At Ease was an alternative to the Macintosh desktop developed by Apple Computer in the early 1990s for the classic Mac OS. It provided a simple environment for new Macintosh users and young children to help them to work without supervision. At Ease replaces the Finder desktop, providing a simple tabbed panel-oriented graphical user interface in which applications and documents are represented by icons on large buttons. Aside from its security features, its interface and basic functionality is very similar to the Packard Bell Navigator.

== Features ==
- Panels: at the main At Ease desktop, there are two "panels" which are accessed with tab buttons. One displays the user's applications and one displays their personal documents. When a panel is full, another is created and the user must change the current page.
- Multiple users: at the time At Ease was released, System 7 did not support multiple users. At Ease 2.0 and later provided an easy and safe way for Macintosh users to store personal files on their computer and protect them from other people using the same computer.
- Sharing: At Ease allows files to be shared with other users.
- Privileges: the main user (known as the "Administrator" or "Owner") can set what programs and documents the user has access to.
- Security: At Ease allowed passwords to be set for each user, to make sure that one user could not log on to another user's account.

== At Ease for Workgroups ==
At Ease for Workgroups allows users to log on to a server from any workstation that has the At Ease software installed. At Ease for Workgroups introduced a number of network-specific features not found in the original At Ease. The workgroup version enabled client configuration, network access and restrictions on how the client's computer can be used. In addition to the beige-colored Applications "folder" and the blue-colored Documents "folder" that each user had in his or her workspace, the workgroup version of the software also allowed for easier access to removable media: a pink-colored folder would appear in the user's profile for any CD-ROM inserted into the computer and a green-colored folder would appear for a floppy disk. These features were controlled for each user by the administrator. At Ease for Workgroups also included an Administration program to add users and workgroups to the network.

At Ease for Workgroups 5 also provided a restricted Finder mode that allowed the Finder to operate instead of the traditional At Ease panels. It provided quick access to the user's documents folder which could be stored on an AppleShare IP server. The restricted Finder mode later evolved into Mac OS 9's multiple users feature.

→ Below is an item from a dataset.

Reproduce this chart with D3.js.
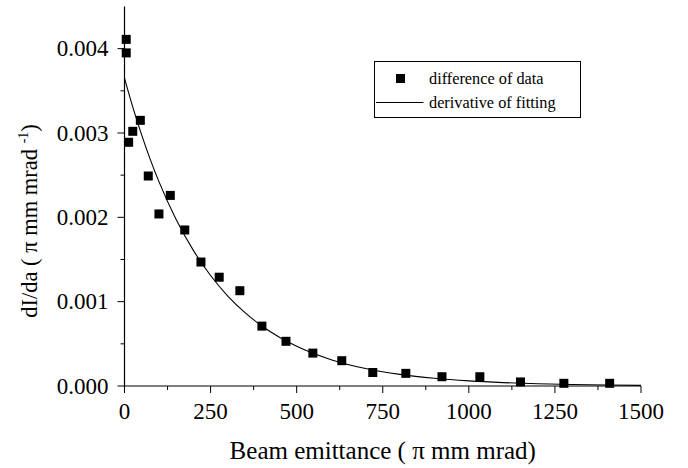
<!DOCTYPE html>
<html>
<head>
<meta charset="utf-8">
<script src="https://cdn.jsdelivr.net/npm/d3@7/dist/d3.min.js"></script>
<style>
  html, body { margin: 0; padding: 0; background: #fff; }
  svg { display: block; }
  svg text { font-family: 'Liberation Serif', 'Times New Roman', Times, 'DejaVu Serif', serif; }
</style>
</head>
<body>
<svg id="chart" width="688" height="468"></svg>
<script>
// ---- data ----
const dataX = [5, 5, 12, 24, 46, 69, 100, 133, 175, 222, 275, 335, 399, 469, 547, 631, 721, 817, 922, 1032, 1150, 1276, 1409];
const dataY = [0.00411, 0.00395, 0.00289, 0.00302, 0.00315, 0.00249, 0.00204, 0.00226, 0.00185, 0.00147, 0.00129, 0.00113, 0.00071, 0.00053, 0.00039, 0.00030, 0.00016, 0.00015, 0.00011, 0.00011, 0.000048, 0.000032, 0.000032];
const fitX = [0, 25, 50, 75, 100, 150, 200, 250, 300, 350, 400, 450, 500, 600, 700, 800, 900, 1000, 1100, 1200, 1300, 1400, 1500];
const fitY = [0.00365, 0.003294, 0.002974, 0.002684, 0.002423, 0.001974, 0.001608, 0.00131, 0.001067, 0.00087, 0.000708, 0.000577, 0.00047, 0.000312, 0.000207, 0.0001375, 0.0000913, 0.0000606, 0.0000402, 0.0000267, 0.0000177, 0.0000118, 0.0000078];
const xTicks = [0, 250, 500, 750, 1000, 1250, 1500];
const yTicks = [0, 0.001, 0.002, 0.003, 0.004];
const legendLabels = ["difference of data", "derivative of fitting"];

const FONT = "Liberation Serif";
const svg = d3.select("#chart");
const x = d3.scaleLinear().domain([0, 1500]).range([124.5, 641]);
const y = d3.scaleLinear().domain([0, 0.0045]).range([386, 6.5]);

// minor ticks
const xMinor = d3.range(125, 1500, 250);
const yMinor = d3.range(0.0005, 0.004, 0.001);

// x axis
const gx = svg.append("g").attr("transform", `translate(0,${y(0)})`);
gx.append("line").attr("x1", x(0)).attr("x2", x(1500)).attr("stroke", "#000").attr("stroke-width", 1.2);
gx.selectAll(".xt").data(xTicks).join("line")
  .attr("x1", d => x(d)).attr("x2", d => x(d)).attr("y1", 0).attr("y2", 7)
  .attr("stroke", "#000").attr("stroke-width", 1);
gx.selectAll(".xm").data(xMinor).join("line")
  .attr("x1", d => x(d)).attr("x2", d => x(d)).attr("y1", 0).attr("y2", 4)
  .attr("stroke", "#000").attr("stroke-width", 1);
gx.selectAll("text").data(xTicks).join("text")
  .attr("font-family", FONT)
  .attr("x", d => x(d)).attr("y", 32.5)
  .attr("text-anchor", "middle").attr("font-size", 23).text(d => d);

// y axis
const gy = svg.append("g").attr("transform", `translate(${x(0)},0)`);
gy.append("line").attr("y1", y(0)).attr("y2", y(0.0045)).attr("stroke", "#000").attr("stroke-width", 1.2);
gy.selectAll(".yt").data(yTicks).join("line")
  .attr("y1", d => y(d)).attr("y2", d => y(d)).attr("x1", 0).attr("x2", -7)
  .attr("stroke", "#000").attr("stroke-width", 1);
gy.selectAll(".ym").data(yMinor).join("line")
  .attr("y1", d => y(d)).attr("y2", d => y(d)).attr("x1", 0).attr("x2", -4)
  .attr("stroke", "#000").attr("stroke-width", 1);
gy.selectAll("text").data(yTicks).join("text")
  .attr("font-family", FONT)
  .attr("x", -16).attr("y", d => y(d)).attr("dy", "0.34em")
  .attr("text-anchor", "end").attr("font-size", 23).text(d => d3.format(".3f")(d));

// axis titles
svg.append("text").attr("font-family", FONT).attr("x", (x(0) + x(1500)) / 2).attr("y", 459)
  .attr("text-anchor", "middle").attr("font-size", 25)
  .text("Beam emittance ( \u03c0 mm mrad)");
const yl = svg.append("text").attr("font-family", FONT).attr("transform", "translate(37,221) rotate(-90)")
  .attr("text-anchor", "middle").attr("font-size", 22.5);
yl.append("tspan").text("dI/da ( \u03c0 mm mrad ");
yl.append("tspan").attr("font-size", 14).attr("dy", -9).text("-1");
yl.append("tspan").attr("dy", 9).text(")");

// fit curve
const line = d3.line().x((d, i) => x(fitX[i])).y((d, i) => y(fitY[i])).curve(d3.curveMonotoneX);
svg.append("path").datum(fitY).attr("d", line)
  .attr("fill", "none").attr("stroke", "#000").attr("stroke-width", 1.1);

// data markers
const ms = 9;
svg.selectAll(".pt").data(dataX).join("rect")
  .attr("x", (d, i) => x(d) - ms / 2).attr("y", (d, i) => y(dataY[i]) - ms / 2)
  .attr("width", ms).attr("height", ms).attr("fill", "#000");

// legend
const lg = svg.append("g");
lg.append("rect").attr("x", 374.5).attr("y", 61.5).attr("width", 206).attr("height", 56)
  .attr("fill", "#fff").attr("stroke", "#000").attr("stroke-width", 1);
lg.append("rect").attr("x", 400.5 - ms / 2).attr("y", 78.5 - ms / 2).attr("width", ms).attr("height", ms).attr("fill", "#000");
lg.append("line").attr("x1", 376).attr("x2", 423.5).attr("y1", 102.5).attr("y2", 102.5).attr("stroke", "#000").attr("stroke-width", 1);
lg.selectAll("text").data(legendLabels).join("text")
  .attr("font-family", FONT)
  .attr("x", 429).attr("y", (d, i) => 78.5 + i * 24).attr("dy", "0.34em")
  .attr("font-size", 16.3).text(d => d);
</script>
</body>
</html>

Starting with version 4.0, At Ease was sold as part of the Apple Network Administrator Toolkit (ANAT), which additionally included Apple Network Assistant and Apple User and Group Manager.

== Features brought into Mac OS 9 ==
Built-in support for multiple users was implemented in Mac OS 9, bringing all of the features straight into the Mac OS and thus eliminating the need to install and use a different environment.

Even though At Ease was discontinued, certain aspects of its user interface appear in later versions of Mac OS. Its influence upon iOS, Apple's operating system for iPhone and iPad devices, has been noted. There is also a similarity to the Launcher control panel in Mac OS 7 and 8. In macOS, the Simple Finder is very similar to the idea of At Ease.